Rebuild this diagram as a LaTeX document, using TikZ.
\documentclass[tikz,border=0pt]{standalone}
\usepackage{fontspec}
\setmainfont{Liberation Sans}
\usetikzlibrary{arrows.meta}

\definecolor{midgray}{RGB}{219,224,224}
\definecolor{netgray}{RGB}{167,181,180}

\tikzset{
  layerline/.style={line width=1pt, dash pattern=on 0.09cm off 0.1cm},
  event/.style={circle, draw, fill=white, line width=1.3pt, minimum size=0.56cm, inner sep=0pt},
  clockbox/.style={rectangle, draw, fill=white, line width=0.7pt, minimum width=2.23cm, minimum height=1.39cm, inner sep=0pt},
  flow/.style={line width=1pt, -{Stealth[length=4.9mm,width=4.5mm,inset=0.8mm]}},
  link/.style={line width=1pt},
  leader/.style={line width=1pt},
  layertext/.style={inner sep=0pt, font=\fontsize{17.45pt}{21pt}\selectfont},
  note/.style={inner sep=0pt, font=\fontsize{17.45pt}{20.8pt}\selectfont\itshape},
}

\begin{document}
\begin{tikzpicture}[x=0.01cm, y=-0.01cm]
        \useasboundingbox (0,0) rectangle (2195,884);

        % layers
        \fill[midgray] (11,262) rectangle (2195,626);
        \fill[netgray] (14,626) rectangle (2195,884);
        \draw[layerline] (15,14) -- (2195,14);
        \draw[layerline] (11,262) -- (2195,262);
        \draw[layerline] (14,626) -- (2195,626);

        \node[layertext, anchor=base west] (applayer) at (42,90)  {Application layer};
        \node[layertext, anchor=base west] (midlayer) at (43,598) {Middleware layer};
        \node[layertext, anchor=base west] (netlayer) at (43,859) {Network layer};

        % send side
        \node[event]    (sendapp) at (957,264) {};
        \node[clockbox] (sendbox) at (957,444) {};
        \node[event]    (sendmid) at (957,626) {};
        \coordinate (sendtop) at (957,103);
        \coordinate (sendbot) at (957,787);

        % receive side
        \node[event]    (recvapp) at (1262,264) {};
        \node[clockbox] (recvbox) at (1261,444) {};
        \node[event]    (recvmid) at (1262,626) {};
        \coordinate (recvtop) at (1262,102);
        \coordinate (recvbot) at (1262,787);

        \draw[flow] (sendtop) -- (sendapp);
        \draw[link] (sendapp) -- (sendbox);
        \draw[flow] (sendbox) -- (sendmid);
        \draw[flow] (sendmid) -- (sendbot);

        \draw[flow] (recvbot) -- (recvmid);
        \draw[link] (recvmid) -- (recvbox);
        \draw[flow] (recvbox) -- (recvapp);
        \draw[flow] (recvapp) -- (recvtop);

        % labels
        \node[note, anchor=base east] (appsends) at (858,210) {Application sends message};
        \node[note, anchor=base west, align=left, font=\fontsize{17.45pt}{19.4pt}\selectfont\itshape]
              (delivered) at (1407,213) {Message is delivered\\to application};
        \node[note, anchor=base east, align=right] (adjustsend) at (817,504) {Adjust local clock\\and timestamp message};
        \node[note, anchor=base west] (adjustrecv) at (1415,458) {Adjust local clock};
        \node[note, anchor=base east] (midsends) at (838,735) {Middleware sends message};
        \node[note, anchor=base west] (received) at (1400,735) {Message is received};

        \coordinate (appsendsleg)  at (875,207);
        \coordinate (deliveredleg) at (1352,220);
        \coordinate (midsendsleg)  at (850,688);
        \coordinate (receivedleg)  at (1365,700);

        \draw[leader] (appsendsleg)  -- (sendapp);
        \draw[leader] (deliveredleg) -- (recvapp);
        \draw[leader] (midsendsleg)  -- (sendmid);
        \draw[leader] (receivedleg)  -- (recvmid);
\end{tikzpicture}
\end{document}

...

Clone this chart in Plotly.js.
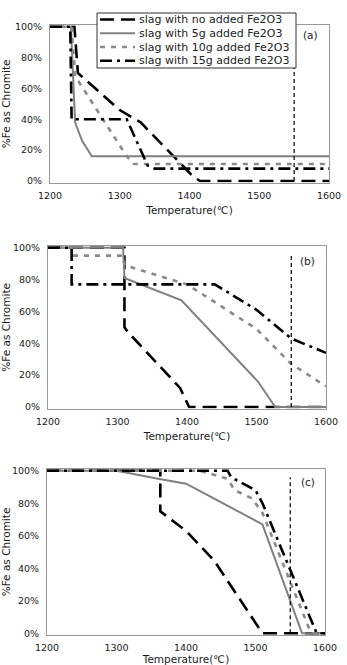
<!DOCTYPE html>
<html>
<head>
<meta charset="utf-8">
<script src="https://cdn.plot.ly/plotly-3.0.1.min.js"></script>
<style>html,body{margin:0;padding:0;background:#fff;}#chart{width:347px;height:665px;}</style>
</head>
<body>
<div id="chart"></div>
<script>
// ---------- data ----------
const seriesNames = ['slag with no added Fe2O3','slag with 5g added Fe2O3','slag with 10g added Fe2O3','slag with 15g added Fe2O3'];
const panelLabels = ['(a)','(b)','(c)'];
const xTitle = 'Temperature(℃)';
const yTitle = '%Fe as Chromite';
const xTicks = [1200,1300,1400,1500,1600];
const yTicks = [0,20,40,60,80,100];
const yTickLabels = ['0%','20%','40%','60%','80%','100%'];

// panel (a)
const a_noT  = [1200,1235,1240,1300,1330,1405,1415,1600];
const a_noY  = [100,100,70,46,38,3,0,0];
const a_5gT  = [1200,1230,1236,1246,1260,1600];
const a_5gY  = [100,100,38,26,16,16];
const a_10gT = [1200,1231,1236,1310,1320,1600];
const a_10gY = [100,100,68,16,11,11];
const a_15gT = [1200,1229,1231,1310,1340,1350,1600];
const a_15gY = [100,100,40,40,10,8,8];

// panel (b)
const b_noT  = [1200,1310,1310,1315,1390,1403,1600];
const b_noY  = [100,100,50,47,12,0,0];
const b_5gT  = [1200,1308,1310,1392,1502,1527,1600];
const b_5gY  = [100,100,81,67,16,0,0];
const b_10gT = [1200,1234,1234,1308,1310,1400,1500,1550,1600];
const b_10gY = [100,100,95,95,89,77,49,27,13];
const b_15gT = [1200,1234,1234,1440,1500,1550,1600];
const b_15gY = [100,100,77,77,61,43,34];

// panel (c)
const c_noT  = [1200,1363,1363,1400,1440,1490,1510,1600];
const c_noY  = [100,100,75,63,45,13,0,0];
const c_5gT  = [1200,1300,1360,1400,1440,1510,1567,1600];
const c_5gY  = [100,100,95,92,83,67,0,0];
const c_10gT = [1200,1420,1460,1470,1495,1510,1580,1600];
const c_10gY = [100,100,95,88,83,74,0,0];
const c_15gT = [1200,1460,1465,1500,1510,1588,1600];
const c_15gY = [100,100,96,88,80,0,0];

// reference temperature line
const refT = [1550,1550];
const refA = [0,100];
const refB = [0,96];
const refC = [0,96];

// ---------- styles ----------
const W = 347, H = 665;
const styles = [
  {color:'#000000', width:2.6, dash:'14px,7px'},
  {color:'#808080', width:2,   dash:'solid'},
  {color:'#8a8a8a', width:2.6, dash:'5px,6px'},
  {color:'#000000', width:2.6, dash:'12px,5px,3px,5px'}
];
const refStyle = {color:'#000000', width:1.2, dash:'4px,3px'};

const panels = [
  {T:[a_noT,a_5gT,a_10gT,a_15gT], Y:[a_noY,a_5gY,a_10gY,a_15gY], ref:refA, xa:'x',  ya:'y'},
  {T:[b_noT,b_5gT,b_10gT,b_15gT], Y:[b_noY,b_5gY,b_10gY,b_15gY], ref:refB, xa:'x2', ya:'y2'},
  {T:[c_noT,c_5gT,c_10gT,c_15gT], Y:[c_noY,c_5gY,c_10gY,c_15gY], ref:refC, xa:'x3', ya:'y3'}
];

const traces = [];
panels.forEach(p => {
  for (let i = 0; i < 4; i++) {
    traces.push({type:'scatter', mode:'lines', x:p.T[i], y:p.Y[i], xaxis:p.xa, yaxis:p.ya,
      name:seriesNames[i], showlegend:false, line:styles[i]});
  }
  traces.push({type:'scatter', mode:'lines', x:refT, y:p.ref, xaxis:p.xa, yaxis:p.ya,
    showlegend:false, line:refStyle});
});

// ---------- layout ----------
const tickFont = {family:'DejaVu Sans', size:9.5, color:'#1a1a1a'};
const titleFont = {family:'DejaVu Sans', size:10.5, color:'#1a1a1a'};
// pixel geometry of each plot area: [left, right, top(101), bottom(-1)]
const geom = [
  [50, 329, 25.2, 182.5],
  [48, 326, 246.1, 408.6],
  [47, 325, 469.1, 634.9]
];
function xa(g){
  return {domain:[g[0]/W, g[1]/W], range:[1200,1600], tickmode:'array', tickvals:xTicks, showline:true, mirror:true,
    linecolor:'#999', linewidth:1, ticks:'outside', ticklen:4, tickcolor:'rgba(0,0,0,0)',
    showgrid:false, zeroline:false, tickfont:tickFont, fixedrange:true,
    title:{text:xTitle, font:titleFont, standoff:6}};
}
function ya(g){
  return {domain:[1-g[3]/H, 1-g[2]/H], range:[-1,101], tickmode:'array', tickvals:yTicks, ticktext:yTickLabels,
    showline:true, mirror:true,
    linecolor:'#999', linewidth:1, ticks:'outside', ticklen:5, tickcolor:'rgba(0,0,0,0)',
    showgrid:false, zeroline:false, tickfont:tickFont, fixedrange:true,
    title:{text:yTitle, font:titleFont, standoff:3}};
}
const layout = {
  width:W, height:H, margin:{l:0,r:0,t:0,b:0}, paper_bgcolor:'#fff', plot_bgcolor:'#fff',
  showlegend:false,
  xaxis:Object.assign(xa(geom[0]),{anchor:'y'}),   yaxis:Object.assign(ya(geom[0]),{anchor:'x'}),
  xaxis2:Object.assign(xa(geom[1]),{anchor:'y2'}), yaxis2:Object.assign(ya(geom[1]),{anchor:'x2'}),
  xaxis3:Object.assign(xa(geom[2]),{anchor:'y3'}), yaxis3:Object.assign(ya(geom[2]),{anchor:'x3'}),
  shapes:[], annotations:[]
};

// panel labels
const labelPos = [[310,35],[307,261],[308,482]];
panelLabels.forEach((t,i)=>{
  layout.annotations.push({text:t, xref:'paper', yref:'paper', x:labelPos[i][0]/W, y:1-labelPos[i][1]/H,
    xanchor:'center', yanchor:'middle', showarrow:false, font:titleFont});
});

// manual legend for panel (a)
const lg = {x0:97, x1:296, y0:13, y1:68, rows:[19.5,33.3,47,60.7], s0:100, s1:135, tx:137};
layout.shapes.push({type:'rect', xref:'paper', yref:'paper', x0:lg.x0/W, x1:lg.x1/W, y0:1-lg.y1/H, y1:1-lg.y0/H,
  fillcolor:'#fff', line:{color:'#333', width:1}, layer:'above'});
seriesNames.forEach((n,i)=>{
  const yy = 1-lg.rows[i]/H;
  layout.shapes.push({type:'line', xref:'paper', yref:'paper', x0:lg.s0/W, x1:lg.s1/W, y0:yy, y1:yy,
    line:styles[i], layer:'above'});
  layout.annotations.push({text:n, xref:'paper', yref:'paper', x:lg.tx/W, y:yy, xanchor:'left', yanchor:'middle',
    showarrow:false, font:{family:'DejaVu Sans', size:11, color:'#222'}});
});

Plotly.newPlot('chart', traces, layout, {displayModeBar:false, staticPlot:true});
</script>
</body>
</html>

■ **AIM OF THE TASK**:
Scan the entries above for the word "chart" and collect each line holding it.

■ **THE OUTPUT**:
Clone this chart in Plotly.js.
<style>html,body{margin:0;padding:0;background:#fff;}#chart{width:347px;height:665px;}</style>
<div id="chart"></div>
Plotly.newPlot('chart', traces, layout, {displayModeBar:false, staticPlot:true});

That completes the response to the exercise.